Speculations of new iPhone 15 models being offered at cheaper prices were put to rest when Apple unveiled the prices of its new flagship on September 12. Yet, the actual disappointment came from the continued increase in price gap with the USA. Where the base iPhone 15 variant almost carried the similar margin to iPhone 14 and iPhone 13, the gap further widened for the premium Pro versions reflecting the Indian currency’s depreciation against the dollar.
Apple has priced the iPhone 15 Pro Max at Rs 1,59,900 in India, with iPhone 15 Pro at Rs 1,34,900. The Pro Max version which offers storage of 1 terabyte has almost touched the Rs 2,00,000 mark. The starting prices of the Pro Max version and Pro version have risen 14 per cent and 13 per cent, respectively, from that of their 2021 predecessors.
“Since Pro models are not being manufactured in India, there is GST and Forex (Foreign Exchange) considerations as well. So, it is unlikely that they will reduce the prices in future,” said Shilpi Jain, Senior Analyst, Counterpoint Research.
Unlike the base variant, the Pro models still enter the Indian boundaries as finished products. Hence, an import duty of 22 per cent, and GST of 18 per cent are applicable on them.
However, the concern to the price gap as of now is the Rupee, which has grown weaker against the dollar in recent years.
In 2022-23, the Rupee depreciated almost 8 per cent against the dollar, highest since 2019-20. At the end of the previous fiscal, the Indian currency stood at 82.18 to a dollar. Recording a fall of more than 10 per cent in the previous calendar year, it performed worse than many Asian currencies.
Abhishek Upadhyay, Senior Economist at ICICI Securities Primary Dealership said the fall came in a year full of supply shocks for India. “Rise in commodity prices and Dollar gaining is never a good combination for the home currency. The supply shocks from the geopolitical conflicts last year brought down the Rupee against the Dollar,” he added.
World food commodity prices rose nearly 40 per cent in two years just before Russia’s invasion of Ukraine in 2022, and the war pushed the prices even higher, according to International Monetary Fund.
The war disrupted the global supply chains, causing volatility in the currency market, with a rally in the global oil prices further weighing on the Rupee. As a result, the Reserve Bank of India had to intervene in the later part of the year by dipping a hand into its forex reserves.
At present, the domestic currency is holding better against the dollar compared to last year. It settled at 83.15 to a dollar on Friday, hanging around its October 2022 low of 83.28.
“Rupee has largely been range bound this year. It is surely in a better position to absorb the global shocks with lesser domestic inflation,” said Upadhyay.
Apple has kept the prices of the latest iPhone 15 variants unchanged in USA, with the Pro Max version starting at $1,199 this time. Both the base and Pro variant are priced at $799 and $999, respectively, similar to the initial pricing of their 2022 and 2021 counterparts.

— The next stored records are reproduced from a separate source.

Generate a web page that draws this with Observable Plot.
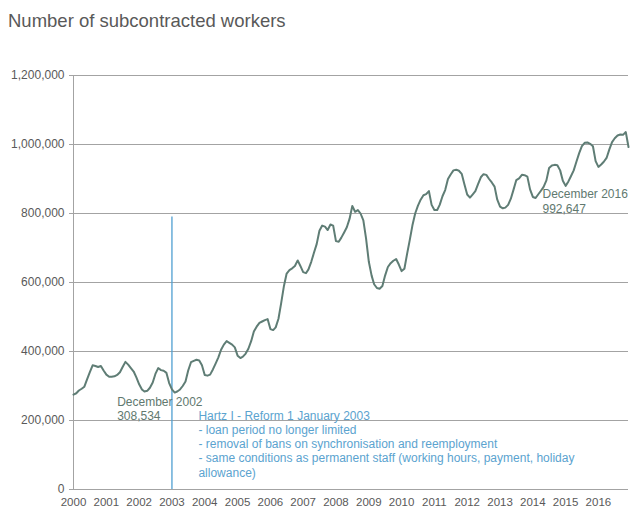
<!DOCTYPE html>
<html><head><meta charset="utf-8">
<script src="https://cdn.jsdelivr.net/npm/d3@7"></script>
<script src="https://cdn.jsdelivr.net/npm/@observablehq/plot@0.6"></script>
<style>
body{margin:0;background:#fff;font-family:"Liberation Sans",Arial,sans-serif;}
#title{height:40px;box-sizing:border-box;padding:10px 0 0 8px;font-size:18.5px;line-height:22px;color:#595959;white-space:nowrap;}
#chart svg{display:block;}
</style></head><body>
<div id="title">Number of subcontracted workers</div>
<div id="chart"></div>
<script>
// Monthly values, January 2000 – December 2016
const startYear = 2000;
const workers = [
  275000, 279000, 287000, 292000, 298000, 320000, 340000, 360000, 358000, 355000, 358000, 345000, // 2000
  333000, 327000, 327000, 328000, 332000, 340000, 355000, 370000, 362000, 352000, 342000, 325000, // 2001
  305000, 290000, 284000, 286000, 295000, 310000, 335000, 352000, 346000, 344000, 338000, 308534, // 2002
  290000, 281000, 284000, 290000, 300000, 313000, 345000, 369000, 373000, 376000, 374000, 360000, // 2003
  332000, 330000, 333000, 348000, 365000, 383000, 405000, 420000, 430000, 425000, 420000, 412000, // 2004
  388000, 381000, 385000, 394000, 408000, 430000, 458000, 472000, 483000, 487000, 491000, 494000, // 2005
  465000, 462000, 470000, 495000, 540000, 590000, 626000, 636000, 641000, 648000, 664000, 648000, // 2006
  630000, 627000, 638000, 660000, 686000, 712000, 750000, 765000, 762000, 752000, 768000, 765000, // 2007
  720000, 718000, 730000, 745000, 760000, 785000, 822000, 805000, 810000, 800000, 780000, 728000, // 2008
  660000, 620000, 595000, 584000, 582000, 590000, 620000, 645000, 656000, 663000, 668000, 652000, // 2009
  633000, 640000, 680000, 722000, 765000, 800000, 822000, 840000, 853000, 856000, 865000, 825000, // 2010
  810000, 810000, 825000, 850000, 868000, 900000, 913000, 925000, 927000, 924000, 915000, 885000, // 2011
  855000, 846000, 855000, 865000, 885000, 905000, 914000, 912000, 900000, 890000, 878000, 840000, // 2012
  820000, 815000, 817000, 825000, 843000, 870000, 897000, 902000, 912000, 911000, 907000, 870000, // 2013
  848000, 845000, 855000, 866000, 877000, 896000, 932000, 939000, 941000, 940000, 925000, 895000, // 2014
  880000, 893000, 908000, 925000, 950000, 975000, 995000, 1005000, 1006000, 1002000, 995000, 952000, // 2015
  935000, 942000, 950000, 961000, 985000, 1007000, 1018000, 1026000, 1029000, 1028000, 1036000, 992647 // 2016
];
const tickYears = [2000, 2001, 2002, 2003, 2004, 2005, 2006, 2007, 2008, 2009, 2010, 2011, 2012, 2013, 2014, 2015, 2016];
const yTicks = [0, 200000, 400000, 600000, 800000, 1000000, 1200000];
const reformYear = 2003;
const reformTop = 790000;
const reformLines = [
  "Hartz I - Reform 1 January 2003",
  "- loan period no longer limited",
  "- removal of bans on synchronisation and reemployment",
  "- same conditions as permanent staff (working hours, payment, holiday",
  "allowance)"
];
const calloutYears = [2002, 2016];
const calloutValues = [308534, 992647];
const calloutLabels = ["December 2002\n308,534", "December 2016\n992,647"];

const data = workers.map((v, i) => ({date: new Date(Date.UTC(startYear, i, 1)), value: v}));
const xStart = data[0].date, xEnd = data[data.length - 1].date;
const tickDates = tickYears.map(y => new Date(Date.UTC(y, 0, 1)));
const reform = [{date: new Date(Date.UTC(reformYear, 0, 1)), top: reformTop, text: reformLines.join("\n")}];
const callouts = calloutYears.map((y, i) => ({date: new Date(Date.UTC(y, 11, 1)), value: calloutValues[i], label: calloutLabels[i]}));

const lineColor = "#5f7d75";
const blue = "#4f9fd1";
const grid = "#a3a3a3";

const chart = Plot.plot({
  width: 632, height: 470,
  marginTop: 35, marginBottom: 21, marginLeft: 73, marginRight: 4,
  style: {fontFamily: "Liberation Sans, Arial, sans-serif", fontSize: "12px", color: "#595959", background: "#fff"},
  x: {type: "utc", domain: [xStart, xEnd]},
  y: {domain: [0, 1200000]},
  marks: [
    Plot.gridY(yTicks, {stroke: grid, strokeOpacity: 1}),
    Plot.ruleX([xStart], {stroke: grid}),
    Plot.axisY(yTicks, {tickFormat: d3.format(","), tickSize: 4, tickPadding: 5, stroke: grid, fill: "#595959"}),
    Plot.axisX(tickDates, {tickFormat: "%Y", tickSize: 0, tickPadding: 8, fill: "#595959", fontSize: 11.5}),
    Plot.ruleX(reform, {x: "date", y1: 0, y2: "top", stroke: blue, strokeWidth: 1.3}),
    Plot.line(data, {x: "date", y: "value", stroke: lineColor, strokeWidth: 2}),
    Plot.text(callouts.slice(0, 1), {x: "date", y: "value", text: "label", textAnchor: "start", lineAnchor: "top", dx: -52, dy: 13, lineHeight: 1.15, fill: "#61796f", fontSize: 12}),
    Plot.text(callouts.slice(1), {x: "date", y: "value", text: "label", textAnchor: "start", lineAnchor: "top", dx: -86, dy: 41, lineHeight: 1.22, fill: "#61796f", fontSize: 12}),
    Plot.text(reform, {x: "date", y: 0, text: "text", textAnchor: "start", lineAnchor: "top", dx: 26.5, dy: -80, lineHeight: 1.19, fill: "#5ba3cf", fontSize: 12})
  ]
});
document.getElementById("chart").appendChild(chart);
</script>
</body></html>
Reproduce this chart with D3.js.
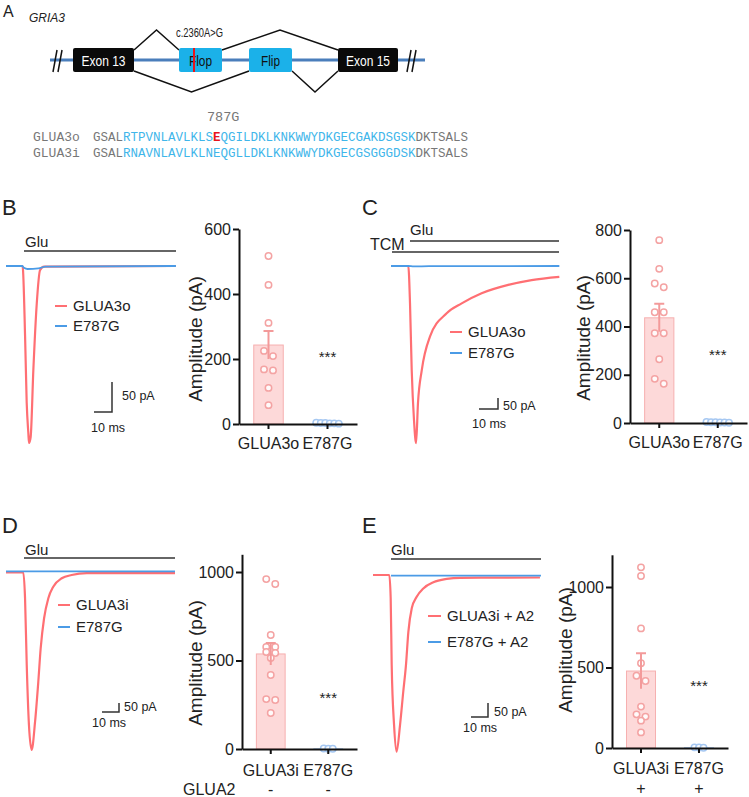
<!DOCTYPE html>
<html>
<head>
<meta charset="utf-8">
<script src="https://cdn.jsdelivr.net/npm/d3@7"></script>
<style>
  body { margin: 0; background: #fff; }
  text { font-family: "Liberation Sans", Arial, sans-serif; fill: #222; }
</style>
</head>
<body>
<svg id="fig" width="749" height="797"></svg>
<script>
// ---------- panel A data
var exonNames = ["Exon 13", "Flop", "Flip", "Exon 15"];
var spliceTop = [[0, 1], [1, 3]];
var spliceBottom = [[0, 2], [2, 3]];
var mutation = "c.2360A>G";
var mutLabel = "787G";
var seqLabels = ["GLUA3o", "GLUA3i"];
var seqs = ["GSALRTPVNLAVLKLSEQGILDKLKNKWWYDKGECGAKDSGSKDKTSALS",
            "GSALRNAVNLAVLKLNEQGLLDKLKNKWWYDKGECGSGGGDSKDKTSALS"];
var flopStart = 4, flopEnd = 43, mutIndex = 16;

// ---------- traces, [time ms, current pA]
var traceB_o = [[0,0],[8.9,0],[9.3,-2],[10.6,-117],[11.5,-228],[12.4,-278],[12.8,-295],[13.7,-285],[15.2,-173],[17.1,-62],[18.9,-7],[21.1,-1],[94.4,0]];
var traceB_g = [[0,0],[9,0],[10,-3],[12,-5],[18,-4],[22,-1],[94.4,0]];
var traceC_o = [[0,0],[9.1,0],[10.0,-168],[10.9,-473],[12.1,-700],[13.2,-805],[14.2,-623],[16.2,-473],[20.5,-321],[29.3,-215],[37.2,-170],[47.7,-124],[61.7,-86],[74.0,-64],[88.6,-49]];
var traceC_g = [[0,0],[9,0],[12,-2],[20,-1],[88.6,0]];
var traceD_o = [[0,0],[10.2,0],[11.2,-142],[12.2,-514],[13.5,-847],[15.1,-986],[17.1,-829],[19.0,-607],[20.4,-421],[22.4,-254],[24.9,-143],[27.8,-79],[32.8,-32],[38.6,-14],[47.5,-4],[99.4,-4]];
var traceD_g = [[0,6],[99.4,6]];
var traceE_o = [[0,0],[9.6,0],[10.4,-82],[11.0,-321],[12.4,-536],[13.9,-631],[15.9,-536],[17.8,-417],[19.4,-321],[20.8,-203],[22.8,-119],[25.7,-78],[29.6,-48],[35.5,-26],[43.4,-14],[51.2,-10],[98.2,-9]];
var traceE_g = [[10.6,-2],[98.8,-2]];

// ---------- amplitudes (pA)
var catsB = ["GLUA3o", "E787G"];
var ampB_o = [517, 428, 311, 225, 209, 168, 165, 111, 58];
var ampB_g = [3, 2, 4, 1, 3, 2];
var meanB = [243, 2], semB = [43, 0.5];

var catsC = ["GLUA3o", "E787G"];
var ampC_o = [758, 639, 578, 563, 459, 459, 372, 372, 264, 183, 163];
var ampC_g = [2, 3, 1, 4, 2, 3];
var meanC = [436, 2], semC = [58, 0.5];

var catsD = ["GLUA3i", "E787G"];
var ampD_o = [960, 932, 644, 576, 576, 548, 542, 514, 418, 282, 277, 203];
var ampD_g = [2, 3, 1];
var meanD = [537, 2], semD = [62, 0.5];

var catsE = ["GLUA3i", "E787G"];
var ampE_o = [1122, 1068, 743, 526, 449, 416, 257, 209, 195, 170, 97];
var ampE_g = [3, 2, 4];
var meanE = [478, 3], semE = [110, 0.5];

// ---------- styles
var red = "#ff6f73", blue = "#4b9be6";
var barFill = ["#fdd9d9", "#dbe9fb"], barStroke = ["#f6b0b0", "#b9d3f4"];
var dotStroke = ["#f4a3a3", "#a6c8f2"];
var ink = "#222";

var svg = d3.select("#fig");

function txt(x, y, s, size, anchor) {
  return svg.append("text").attr("x", x).attr("y", y)
    .attr("text-anchor", anchor || "start")
    .style("font-size", size + "px").text(s);
}

// ================= panel A
txt(3, 17, "A", 16);
txt(29, 22, "GRIA3", 12).style("font-style", "italic");

var boxX = [[73, 134], [179, 222], [249, 292], [338, 398]];
var labelW = [44, 23, 19, 44];
var boxTop = 48, boxBot = 72;
var gA = svg.append("g");

gA.append("line").attr("x1", 50).attr("x2", 425).attr("y1", 60).attr("y2", 60)
  .attr("stroke", "#4a7ebb").attr("stroke-width", 3);

// break marks
[[53, 58], [407, 412]].forEach(function(p) {
  p.forEach(function(bx) {
    gA.append("line").attr("x1", bx).attr("y1", 72).attr("x2", bx + 4).attr("y2", 50)
      .attr("stroke", "#111").attr("stroke-width", 1.5);
  });
});

// splice lines
function splice(pair, yEnd, yPeak) {
  var xa = boxX[pair[0]][1], xb = boxX[pair[1]][0];
  gA.append("path")
    .attr("d", d3.line()([[xa, yEnd], [(xa + xb) / 2, yPeak], [xb, yEnd]]))
    .attr("fill", "none").attr("stroke", "#111").attr("stroke-width", 1.5);
}
spliceTop.forEach(function(p) { splice(p, 50, 30); });
spliceBottom.forEach(function(p) { splice(p, 71, 92); });

exonNames.forEach(function(name, i) {
  var dark = name.indexOf("Exon") === 0;
  gA.append("rect").attr("x", boxX[i][0]).attr("y", boxTop)
    .attr("width", boxX[i][1] - boxX[i][0]).attr("height", boxBot - boxTop)
    .attr("rx", 2).attr("fill", dark ? "#0a0a0a" : "#1bb1e9");
  gA.append("text").attr("x", (boxX[i][0] + boxX[i][1]) / 2).attr("y", 65.5)
    .attr("text-anchor", "middle").style("font-size", "14px")
    .attr("textLength", labelW[i]).attr("lengthAdjust", "spacingAndGlyphs")
    .style("fill", dark ? "#fff" : "#111").text(name);
});
gA.append("line").attr("x1", 194).attr("x2", 194).attr("y1", boxTop).attr("y2", boxBot)
  .attr("stroke", "#e8141b").attr("stroke-width", 2);
txt(176, 37, mutation, 12.5).attr("textLength", 47).attr("lengthAdjust", "spacingAndGlyphs");

// sequences
txt(207, 121, mutLabel, 13.5).style("font-family", "'Liberation Mono', monospace").style("fill", "#777");
seqs.forEach(function(seq, r) {
  var y = 141 + r * 16;
  txt(33, y, seqLabels[r], 13).style("font-family", "'Liberation Mono', monospace").style("fill", "#777");
  var t = svg.append("text").attr("x", 93).attr("y", y)
    .style("font-family", "'Liberation Mono', monospace").style("font-size", "12.5px");
  var parts = [[seq.slice(0, flopStart), "#777", false]];
  if (r === 0) {
    parts.push([seq.slice(flopStart, mutIndex), "#3fb6ea", false]);
    parts.push([seq.slice(mutIndex, mutIndex + 1), "#e8141b", true]);
    parts.push([seq.slice(mutIndex + 1, flopEnd), "#3fb6ea", false]);
  } else {
    parts.push([seq.slice(flopStart, flopEnd), "#3fb6ea", false]);
  }
  parts.push([seq.slice(flopEnd), "#777", false]);
  parts.forEach(function(p) {
    t.append("tspan").text(p[0]).style("fill", p[1]).style("font-weight", p[2] ? "bold" : "normal");
  });
});

// ================= traces
function tracePanel(o) {
  var g = svg.append("g");
  var x = d3.scaleLinear().domain([0, 1]).range([o.x0, o.x0 + o.pxMs]);
  var y = d3.scaleLinear().domain([0, 1]).range([o.y0, o.y0 - o.pxPA]);
  var line = d3.line().x(function(d) { return x(d[0]); }).y(function(d) { return y(d[1]); })
    .curve(d3.curveMonotoneX);
  g.append("path").attr("d", line(o.red)).attr("fill", "none")
    .attr("stroke", red).attr("stroke-width", 2.2);
  g.append("path").attr("d", line(o.blue)).attr("fill", "none")
    .attr("stroke", blue).attr("stroke-width", 1.8);

  // application bars
  o.bars.forEach(function(b) {
    g.append("line").attr("x1", b[0]).attr("x2", b[1]).attr("y1", b[2]).attr("y2", b[2])
      .attr("stroke", "#333").attr("stroke-width", 1.5);
    txt(b[3], b[4], b[5], b[6] || 15);
  });

  // legend
  o.legend.forEach(function(l, i) {
    var ly = o.legY[i];
    g.append("line").attr("x1", o.legX).attr("x2", o.legX + o.legW).attr("y1", ly).attr("y2", ly)
      .attr("stroke", i === 0 ? red : blue).attr("stroke-width", 2);
    txt(o.legX + o.legW + 6, ly + 5, l, 15);
  });

  // scale bar: 10 ms, 50 pA
  var cx = o.sb[0], cy = o.sb[1];
  var w = x(10) - x(0), h = y(0) - y(50);
  g.append("path").attr("d", "M" + (cx - w) + "," + cy + "H" + cx + "V" + (cy - h))
    .attr("fill", "none").attr("stroke", "#333").attr("stroke-width", 1.5);
  txt(o.sbText[0], o.sbText[1], "50 pA", 12.5);
  txt(o.sbText[2], o.sbText[3], "10 ms", 12.5);
}

tracePanel({ x0: 6, y0: 266, pxMs: 1.8, pxPA: 0.6, red: traceB_o, blue: traceB_g,
  bars: [[24, 176, 251, 25, 247, "Glu"]],
  legend: ["GLUA3o", "E787G"], legX: 55, legW: 12, legY: [306, 326],
  sb: [112, 412], sbText: [122, 400, 91, 432] });

tracePanel({ x0: 391, y0: 266, pxMs: 1.9, pxPA: 0.22, red: traceC_o, blue: traceC_g,
  bars: [[410, 559, 241, 410, 235, "Glu"], [392, 559, 252, 370, 250, "TCM", 16]],
  legend: ["GLUA3o", "E787G"], legX: 450, legW: 12, legY: [332, 353],
  sb: [498, 409], sbText: [503, 410, 472, 428] });

tracePanel({ x0: 6, y0: 572.5, pxMs: 1.7, pxPA: 0.18, red: traceD_o, blue: traceD_g,
  bars: [[24, 175, 558, 25, 555, "Glu"]],
  legend: ["GLUA3i", "E787G"], legX: 58, legW: 12, legY: [605, 627],
  sb: [119, 712], sbText: [124, 711, 92, 727] });

tracePanel({ x0: 373, y0: 575, pxMs: 1.7, pxPA: 0.28, red: traceE_o, blue: traceE_g,
  bars: [[391, 541, 559, 391, 555, "Glu"]],
  legend: ["GLUA3i + A2", "E787G + A2"], legX: 428, legW: 13, legY: [616, 642],
  sb: [488, 717], sbText: [494, 716, 463, 732] });

// ================= bar charts
function dodge(vals, y, cx, step, maxGroup) {
  var idx = d3.range(vals.length).sort(function(a, b) { return vals[b] - vals[a]; });
  var out = [], group = [];
  function flush() {
    group.forEach(function(k, j) {
      out.push([cx + (j - (group.length - 1) / 2) * step, y(vals[k])]);
    });
    group = [];
  }
  idx.forEach(function(k) {
    if (group.length && (Math.abs(y(vals[k]) - y(vals[group[group.length - 1]])) > 6 || group.length >= maxGroup)) flush();
    group.push(k);
  });
  flush();
  return out;
}

function barPanel(o) {
  var g = svg.append("g");
  var x = d3.scaleBand().domain(o.cats).range(o.xr).paddingInner(0.5).paddingOuter(0.25);
  var y = d3.scaleLinear().domain([0, o.ymax]).range(o.yr);

  g.selectAll(".bar").data(o.means).enter().append("rect")
    .attr("x", function(d, i) { return x(o.cats[i]); })
    .attr("y", function(d) { return y(d); })
    .attr("width", x.bandwidth())
    .attr("height", function(d) { return y(0) - y(d); })
    .attr("fill", function(d, i) { return barFill[i]; })
    .attr("stroke", function(d, i) { return barStroke[i]; }).attr("stroke-width", 1);

  // points
  o.groups.forEach(function(vals, i) {
    var cx = x(o.cats[i]) + x.bandwidth() / 2;
    var pts = i === 0 ? dodge(vals, y, cx, 9, 2) : dodge(vals, y, cx, 4.5, 8);
    g.selectAll(".pt" + i).data(pts).enter().append("circle")
      .attr("cx", function(d) { return d[0]; }).attr("cy", function(d) { return d[1]; })
      .attr("r", 3.2).attr("fill", "#fff").attr("fill-opacity", 0.85)
      .attr("stroke", dotStroke[i]).attr("stroke-width", 1.5);
  });

  // sem
  o.means.forEach(function(m, i) {
    if (i > 0) return;
    var cx = x(o.cats[i]) + x.bandwidth() / 2;
    g.append("path")
      .attr("d", "M" + cx + "," + y(m - o.sems[i]) + "V" + y(m + o.sems[i]) +
        "M" + (cx - 5) + "," + y(m + o.sems[i]) + "H" + (cx + 5))
      .attr("fill", "none").attr("stroke", "#f39a9a").attr("stroke-width", 2);
  });

  var ya = g.append("g").attr("transform", "translate(" + o.xr[0] + ",0)")
    .call(d3.axisLeft(y).tickValues(o.ticks).tickFormat(d3.format("d"))
      .tickSize(6).tickSizeOuter(0).tickPadding(2));
  ya.selectAll("text").style("font-size", "16px").style("font-family", "'Liberation Sans', Arial, sans-serif").attr("fill", ink);
  ya.selectAll("line, path").attr("stroke", "#111").attr("stroke-width", 2);

  var xa = g.append("g").attr("transform", "translate(0," + y(0) + ")")
    .call(d3.axisBottom(x).tickSize(5).tickSizeOuter(0).tickPadding(o.xPad));
  xa.selectAll("text").style("font-size", "16px").style("font-family", "'Liberation Sans', Arial, sans-serif").attr("fill", ink);
  xa.selectAll("line, path").attr("stroke", "#111").attr("stroke-width", 2);

  g.append("text").attr("transform", "translate(" + o.ylab[0] + "," + o.ylab[1] + ") rotate(-90)")
    .attr("text-anchor", "middle").attr("dy", "0.35em").style("font-size", "19px")
    .text("Amplitude (pA)");

  var sx = x(o.cats[1]) + x.bandwidth() / 2;
  g.append("text").attr("x", sx).attr("y", o.starY).attr("text-anchor", "middle")
    .style("font-size", "15px").text("***");

  if (o.row) {
    if (o.row.label) txt(o.row.lx, o.row.y, o.row.label, 16);
    o.row.marks.forEach(function(m, i) {
      txt(x(o.cats[i]) + x.bandwidth() / 2, o.row.y, m, 16, "middle");
    });
  }
}

barPanel({ cats: catsB, groups: [ampB_o, ampB_g], means: meanB, sems: semB,
  xr: [239, 357], yr: [424, 229], ymax: 600, ticks: [0, 200, 400, 600],
  xPad: 9, ylab: [195, 339], starY: 362 });

barPanel({ cats: catsC, groups: [ampC_o, ampC_g], means: meanC, sems: semC,
  xr: [630, 747], yr: [423, 230], ymax: 800, ticks: [0, 200, 400, 600, 800],
  xPad: 9, ylab: [583, 338], starY: 360 });

barPanel({ cats: catsD, groups: [ampD_o, ampD_g], means: meanD, sems: semD,
  xr: [242, 357], yr: [749, 749 - 1100 * 0.177], ymax: 1100, ticks: [0, 500, 1000],
  xPad: 11, ylab: [195, 663], starY: 703,
  row: { label: "GLUA2", lx: 183, y: 795, marks: ["-", "-"] } });

barPanel({ cats: catsE, groups: [ampE_o, ampE_g], means: meanE, sems: semE,
  xr: [612, 728], yr: [748, 748 - 1200 * 0.161], ymax: 1200, ticks: [0, 500, 1000],
  xPad: 10, ylab: [565, 650], starY: 691,
  row: { marks: ["+", "+"], y: 794 } });

// panel letters
txt(2, 215, "B", 22);
txt(362, 215, "C", 22);
txt(2, 533, "D", 22);
txt(362, 533, "E", 22);
</script>
</body>
</html>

This is heavily in contrast to India where prices of the Pro variants have been continuously increasing.
Such widening of the price gaps further benefits the secondary market sellers in India, who pool in the cheaper iPhones from countries such as USA and UAE and sell it at a profit to the Indian buyers.
Since the prices offered on the new iPhone 15 Pro variants in India are comparatively higher than in countries like UAE, China and Hong Kong, chances are that more local buyers may turn to the secondary market. Therefore, a decline in the Rupee is set to indirectly profit these sellers.
In India’s case, the only variant with an unchanged price is the base iPhone 15, which is currently assembled in the country and is also a protected segment due to its larger share in sales. However, the price is still discouraging to the domestic buyers who were expecting it to come down as a result of its local manufacturing.
Counterpoint Research believes that Apple is a highly desired brand in India, and therefore, the company has not reduced the pricing even after locally manufacturing the base variant under the “Made in India” labelled PLI (Production Linked Incentive) initiative by the Indian government.
“For some years, we have been observing that though the pricing remains same, frequency and magnitude of promotions and discounts have increased over years for models which are being assembled in India,” said Jain.
Rather than introducing the new model for a reduced price, Apple has increased the discounts offered on the previous models. Since majority of the Indian buyers buy Apple products more for the brand value, and less for usage, the American tech-giant has barred the latest flagships from any relaxation on prices.
Another reason for Apple to not directly pass on the local manufacturing benefits over the new models is that the localisation has not fully been achieved yet. In fact, the phones at present are just being assembled in India with components still imported from other countries.